Published 11:57 on March 31, 2015  /  Last updated at 11:20 on May 12, 2016  /  China, China's Pilot Markets  /  No Comments

Hubei power generators that miss impending renewable energy requirements must buy allowances from the province’s carbon market to compensate for their excess emissions, the municipal government said.

Hubei power generators that miss impending renewable energy requirements must buy allowances from the province’s carbon market to compensate for their excess emissions, the municipal government said.

The statement was made by the Hubei Development and Reform Commission (DRC) to explain how the province will deal with a new law expected to set mandatory minimum renewable energy generation requirements for each province.

The final version of the regulation has not yet been published by the central government but its release is imminent, the China Business Journal reported Monday.

“Companies that fail to complete construction of the required amount of new energy projects will have to buy carbon permits to cover for the equivalent CO2,” the Hubei DRC said Tuesday.

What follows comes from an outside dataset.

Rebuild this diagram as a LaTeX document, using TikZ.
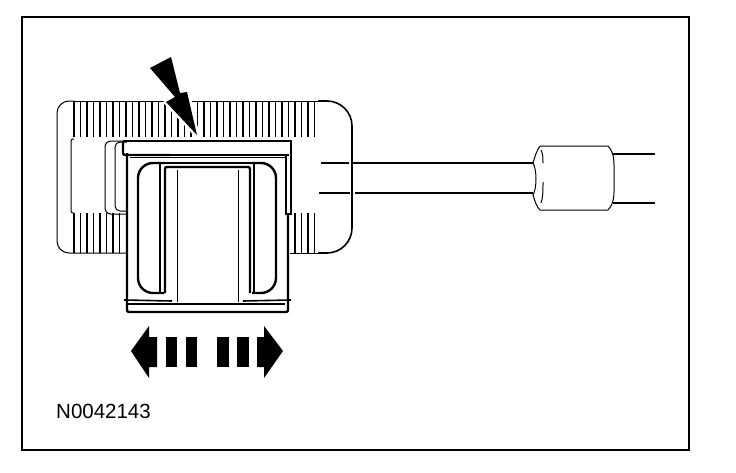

Hubei Emission Allowances (HBEAs) closed on Tuesday at 25.72 yuan ($4.15).

The Hubei DRC also said it would develop a market for renewable energy certificates, and urged the Hubei subsidiary of the State Grid to ensure the province meets its targets.

As the final version of the new rule is not yet clear, it remains unclear exactly what requirements it will impose.

But China Business News said Inner Mongolia, Jilin, Heilongjiang, Liaoning, Gansu, Xinjiang and Ningxia would be required to generate 10% of their electricity from renewable sources.

Beijing, Tianjin, Hebei, Shanxi, Tibet and Qinghai will be given targets of 7%, while the remaining regions will have goals of either 4% or 2%, the paper said.

Those that miss their targets risk losing government funding or face possible rejection of new fossil fuel projects, it added.

The Beijing government on Tuesday said it planned to limit coal consumption in 2015 to 15 million tonnes, 8 million fewer than in 2012, which would bring its renewables generation share up to 6%.

Beijing is also considering introducing a renewable energy certificate system, similar to the REC markets seen in other countries.